I did have to discard many early commands, and much of the first few months of our training, because I had confusingly started teaching him without differentiating between action commands, which are absolute (examples: sit down, go to bed), and position commands, which are relative (example: heel) – oops! He was also so trainable that I had to be really careful not to introduce any accidental commands that I didn’t actually want him to learn.
All of Sharav’s commands were exclusively in Hebrew, because we lived in Tel Aviv when I adopted him and I wanted passersby to understand what I was saying to him (certain sectors of Israeli society have a strong aversion to dogs, and it was important to me that they know I was not ordering him to attack). Of course, that backfired when we moved to America, but speaking to Sharav in public in Hebrew did have the nice advantage of attracting everyone with strong opinions about Israel.

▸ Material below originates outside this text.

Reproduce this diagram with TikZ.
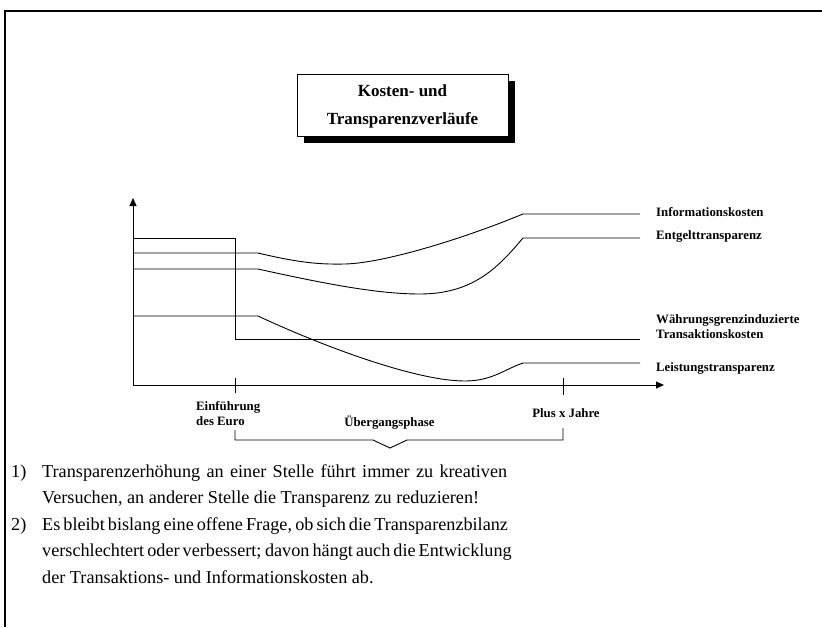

People always asked me where I had taken Sharav to be trained, if I was a professional dog trainer, how many dogs I had trained, if I could train their dogs – but I don’t think anyone ever listened to any of the dog training advice that I offered.
Strangers always referred incorrectly to Sharav’s training in the past-perfect, as if it had begun at a specific time and ended at a later time, but I always treated it and spoke of it as present-imperfect. Training a dog is not an event that happens on four consecutive Sunday afternoons for three hours, after which the dog is “trained.” It’s a lifestyle, encompassing socialization and more, that a person and a dog have to choose together, and then live it together – even when the person isn’t around.